Work to be completed => Copy out the material below in full, but not its images.

════════════════════

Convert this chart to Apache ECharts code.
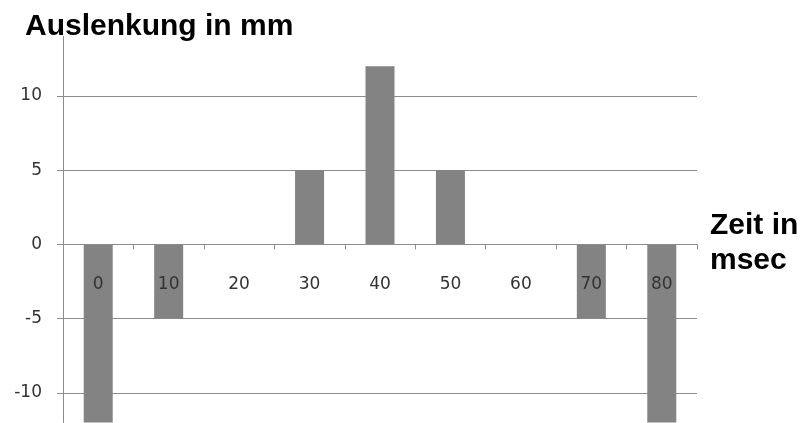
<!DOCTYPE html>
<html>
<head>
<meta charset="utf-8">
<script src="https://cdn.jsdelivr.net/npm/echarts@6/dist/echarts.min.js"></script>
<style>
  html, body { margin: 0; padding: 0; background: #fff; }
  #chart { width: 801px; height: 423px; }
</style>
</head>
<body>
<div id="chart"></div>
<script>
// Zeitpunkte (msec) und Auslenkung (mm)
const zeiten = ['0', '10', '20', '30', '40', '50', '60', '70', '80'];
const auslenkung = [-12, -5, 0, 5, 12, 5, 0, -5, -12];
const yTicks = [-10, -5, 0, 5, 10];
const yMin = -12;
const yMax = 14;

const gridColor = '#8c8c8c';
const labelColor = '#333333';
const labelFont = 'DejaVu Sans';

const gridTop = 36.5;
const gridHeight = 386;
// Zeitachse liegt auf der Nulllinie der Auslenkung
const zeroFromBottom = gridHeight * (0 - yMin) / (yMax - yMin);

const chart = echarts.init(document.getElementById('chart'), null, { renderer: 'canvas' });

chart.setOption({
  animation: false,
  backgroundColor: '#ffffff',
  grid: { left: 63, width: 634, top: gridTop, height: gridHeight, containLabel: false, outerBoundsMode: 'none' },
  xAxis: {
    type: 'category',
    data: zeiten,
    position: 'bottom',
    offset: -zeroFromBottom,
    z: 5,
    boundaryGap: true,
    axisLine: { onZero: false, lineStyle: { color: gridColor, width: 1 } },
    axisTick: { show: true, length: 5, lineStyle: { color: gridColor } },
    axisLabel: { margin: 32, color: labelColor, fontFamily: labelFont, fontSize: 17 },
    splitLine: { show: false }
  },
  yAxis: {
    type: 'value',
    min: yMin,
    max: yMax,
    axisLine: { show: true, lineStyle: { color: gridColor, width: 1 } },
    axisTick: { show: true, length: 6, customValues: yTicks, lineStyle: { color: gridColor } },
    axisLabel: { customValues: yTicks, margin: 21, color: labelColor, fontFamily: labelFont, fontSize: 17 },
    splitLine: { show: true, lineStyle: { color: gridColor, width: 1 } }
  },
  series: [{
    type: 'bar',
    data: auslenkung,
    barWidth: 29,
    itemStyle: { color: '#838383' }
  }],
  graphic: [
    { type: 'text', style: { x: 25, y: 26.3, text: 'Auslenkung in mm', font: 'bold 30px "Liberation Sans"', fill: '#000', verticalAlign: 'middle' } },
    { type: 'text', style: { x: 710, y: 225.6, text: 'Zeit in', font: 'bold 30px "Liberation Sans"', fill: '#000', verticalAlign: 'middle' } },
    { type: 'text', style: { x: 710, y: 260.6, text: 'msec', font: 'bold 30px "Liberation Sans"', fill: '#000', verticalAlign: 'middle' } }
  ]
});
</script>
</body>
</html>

════════════════════

Final result =>
Convert this chart to Apache ECharts code.
<!DOCTYPE html>
<html>
<head>
<meta charset="utf-8">
<script src="https://cdn.jsdelivr.net/npm/echarts@6/dist/echarts.min.js"></script>
<style>
  html, body { margin: 0; padding: 0; background: #fff; }
  #chart { width: 801px; height: 423px; }
</style>
</head>
<body>
<div id="chart"></div>
<script>
// Zeitpunkte (msec) und Auslenkung (mm)
const zeiten = ['0', '10', '20', '30', '40', '50', '60', '70', '80'];
const auslenkung = [-12, -5, 0, 5, 12, 5, 0, -5, -12];
const yTicks = [-10, -5, 0, 5, 10];
const yMin = -12;
const yMax = 14;

const gridColor = '#8c8c8c';
const labelColor = '#333333';
const labelFont = 'DejaVu Sans';

const gridTop = 36.5;
const gridHeight = 386;
// Zeitachse liegt auf der Nulllinie der Auslenkung
const zeroFromBottom = gridHeight * (0 - yMin) / (yMax - yMin);

const chart = echarts.init(document.getElementById('chart'), null, { renderer: 'canvas' });

chart.setOption({
  animation: false,
  backgroundColor: '#ffffff',
  grid: { left: 63, width: 634, top: gridTop, height: gridHeight, containLabel: false, outerBoundsMode: 'none' },
  xAxis: {
    type: 'category',
    data: zeiten,
    position: 'bottom',
    offset: -zeroFromBottom,
    z: 5,
    boundaryGap: true,
    axisLine: { onZero: false, lineStyle: { color: gridColor, width: 1 } },
    axisTick: { show: true, length: 5, lineStyle: { color: gridColor } },
    axisLabel: { margin: 32, color: labelColor, fontFamily: labelFont, fontSize: 17 },
    splitLine: { show: false }
  },
  yAxis: {
    type: 'value',
    min: yMin,
    max: yMax,
    axisLine: { show: true, lineStyle: { color: gridColor, width: 1 } },
    axisTick: { show: true, length: 6, customValues: yTicks, lineStyle: { color: gridColor } },
    axisLabel: { customValues: yTicks, margin: 21, color: labelColor, fontFamily: labelFont, fontSize: 17 },
    splitLine: { show: true, lineStyle: { color: gridColor, width: 1 } }
  },
  series: [{
    type: 'bar',
    data: auslenkung,
    barWidth: 29,
    itemStyle: { color: '#838383' }
  }],
  graphic: [
    { type: 'text', style: { x: 25, y: 26.3, text: 'Auslenkung in mm', font: 'bold 30px "Liberation Sans"', fill: '#000', verticalAlign: 'middle' } },
    { type: 'text', style: { x: 710, y: 225.6, text: 'Zeit in', font: 'bold 30px "Liberation Sans"', fill: '#000', verticalAlign: 'middle' } },
    { type: 'text', style: { x: 710, y: 260.6, text: 'msec', font: 'bold 30px "Liberation Sans"', fill: '#000', verticalAlign: 'middle' } }
  ]
});
</script>
</body>
</html>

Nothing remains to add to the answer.